Dans ce cadre, certains prestataires de services procèdent, de leur propre initiative, aux retraits de contenus qu’ils jugent illicites mais parfois, ce qui relèvent de la précaution bascule vers l’atteinte à la liberté d’expression, l’exemple le plus célèbre étant le retrait d’un compte Facebook après la publication du tableau « l’origine du monde » de Gustave Courbet [17]. On peut également citer le cas d’Apple qui a censuré le titre d’un livre de Naomi Wolf, Vagina, sur ses plate-formes de téléchargement [18] ou du journal Charlie Hebdo qui, en 2010, avait renoncé au développement d’une application pour Ipad en raison de l’interdiction faite par Apple de toute référence à caractère sexuel.
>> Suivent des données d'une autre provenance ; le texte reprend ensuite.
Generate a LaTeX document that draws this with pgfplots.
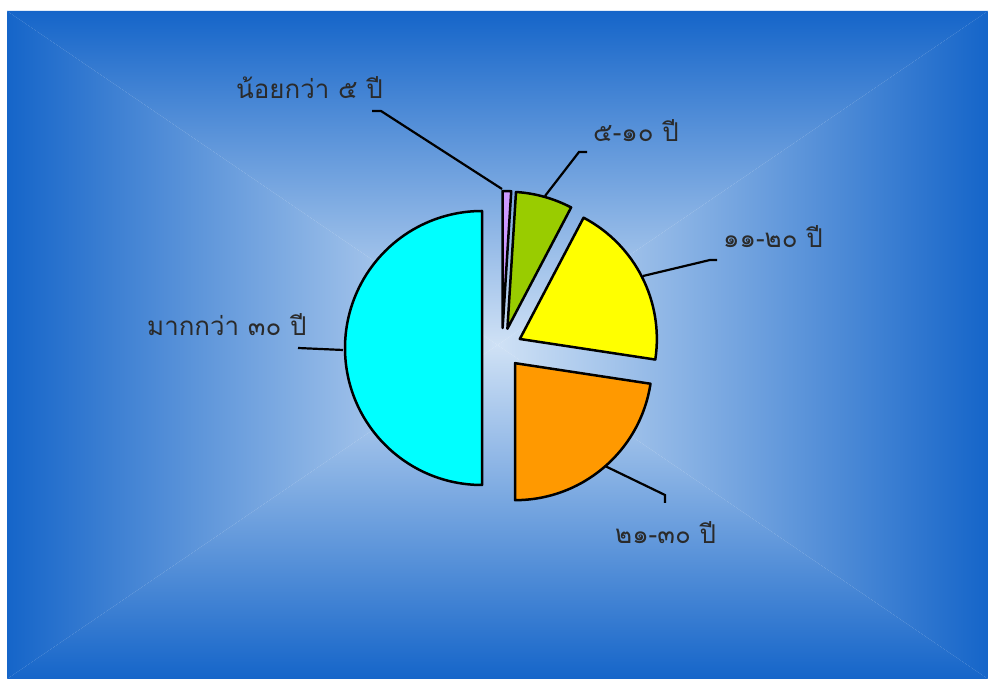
\documentclass[border=0pt]{standalone}
\usepackage{pgfplots}
\pgfplotsset{compat=1.18}
\usepackage{pgfplotstable}
\usepackage{fontspec}
\newfontfamily\thaifont[Script=Thai]{Loma}

\definecolor{edgeblue}{HTML}{1565C9}
\definecolor{midblue}{HTML}{CFE1F5}
\definecolor{labelgray}{HTML}{2A2A2A}
\definecolor{pieA}{HTML}{CC99FF}
\definecolor{pieB}{HTML}{99CC00}
\definecolor{pieC}{HTML}{FFFF00}
\definecolor{pieD}{HTML}{FF9900}
\definecolor{pieE}{HTML}{00FFFF}

\tikzset{
  lbl/.style={anchor=base west, inner sep=0pt, text=labelgray,
    font=\thaifont\fontsize{26}{30}\selectfont},
  lead/.style={draw=black, line width=2.2bp},
}

% share of each group, percent, clockwise from 12 o'clock
\pgfplotstableread{
value color
1.0   pieA
6.7   pieB
19.7  pieC
22.6  pieD
50.0  pieE
}\piedata

\begin{document}
\begin{tikzpicture}
\begin{axis}[
  x=1bp, y=1bp,
  xmin=0, xmax=988, ymin=0, ymax=679,
  hide axis, clip=false,
]
% background
\fill[white] (axis cs:0,0) rectangle (axis cs:988,679);
\shade[top color=edgeblue, bottom color=midblue]
  (axis cs:7,668) -- (axis cs:988,668) -- (axis cs:497.5,334) -- cycle;
\shade[bottom color=edgeblue, top color=midblue]
  (axis cs:7,0) -- (axis cs:988,0) -- (axis cs:497.5,334) -- cycle;
\shade[left color=edgeblue, right color=midblue]
  (axis cs:7,0) -- (axis cs:7,668) -- (axis cs:497.5,334) -- cycle;
\shade[right color=edgeblue, left color=midblue]
  (axis cs:988,0) -- (axis cs:988,668) -- (axis cs:497.5,334) -- cycle;

% slices
\def\cum{0}
\pgfplotsforeachungrouped \i in {0,...,4}{%
  \pgfplotstablegetelem{\i}{value}\of\piedata
  \pgfmathsetmacro\aStart{90-3.6*\cum}%
  \pgfmathsetmacro\cum{\cum+\pgfplotsretval}%
  \pgfmathsetmacro\aEnd{90-3.6*\cum}%
  \pgfmathsetmacro\aMid{(\aStart+\aEnd)/2}%
  \pgfplotstablegetelem{\i}{color}\of\piedata
  \let\col\pgfplotsretval
  \edef\tmp{\noexpand\filldraw[fill=\col, draw=black, line width=2.5bp, line join=round]
    ([shift={(\aMid:20bp)}]axis cs:502,331) -- +(\aStart:137bp)
    arc[start angle=\aStart, end angle=\aEnd, radius=137bp] -- cycle;}%
  \tmp
}

% leader lines
\draw[lead] (axis cs:502,490) -- (axis cs:381,568) -- (axis cs:372,568);
\draw[lead] (axis cs:545,483) -- (axis cs:579,527) -- (axis cs:587,527);
\draw[lead] (axis cs:643,403) -- (axis cs:710,419) -- (axis cs:717,419);
\draw[lead] (axis cs:605,213) -- (axis cs:665,184) -- (axis cs:665,176);
\draw[lead] (axis cs:343,329) -- (axis cs:298,331);

% labels
\node[lbl] at (axis cs:236,580) {น้อยกว่า ๕ ปี};
\node[lbl] at (axis cs:593,537) {๕-๑๐ ปี};
\node[lbl] at (axis cs:723,431) {๑๑-๒๐ ปี};
\node[lbl] at (axis cs:615,135) {๒๑-๓๐ ปี};
\node[lbl] at (axis cs:147,343) {มากกว่า ๓๐ ปี};
\end{axis}
\end{tikzpicture}
\end{document}
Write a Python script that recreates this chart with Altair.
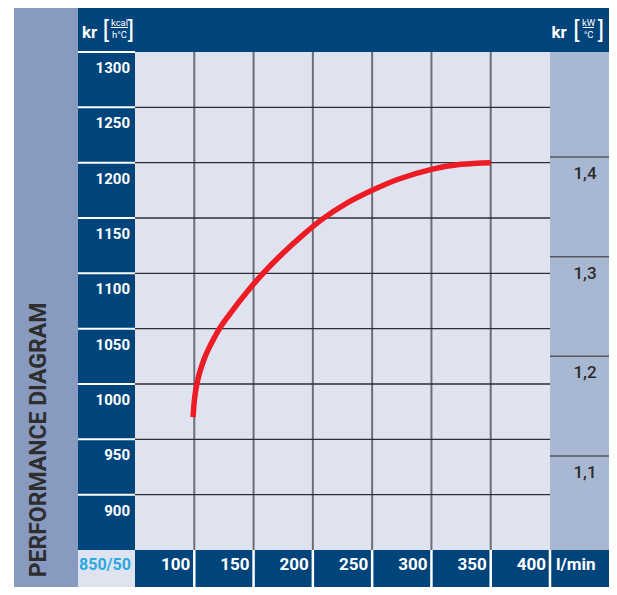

La nécessaire évolution de la législation. Le risque de tels comportements est tout simplement l’instauration d’une « censure du net ». Ces prestataires s’arrogent en effet, le droit de procéder au retrait de contenus, au mépris parfois de la liberté d’expression, et cela en toute impunité puisque à ce jour, il n’existe aucune sanction pour ce type d’atteinte.
En conséquence, aux fins de garantie de la liberté d’expression dans une société gagnée par le « tout-connecté », ces initiatives des prestataires de services de communication au public en ligne doivent être sanctionnées pénalement. Des propositions ont été formulées en ce sens [19]. Il conviendrait ainsi soit de procéder à la modification de l’article 6 de la loi pour la confiance dans l’économie numérique, soit à celle de l’article 431-1 du Code pénal. Pour ce dernier, il s’agirait de formaliser le délit d’atteinte à la liberté d’expression par un prestataire de services de communication en ligne qui pourrait être défini comme le fait, par toute personne physique ou morale qui met à disposition ce service, d’entraver, par tout moyen, l’exercice de la liberté d’expression sur celui-ci.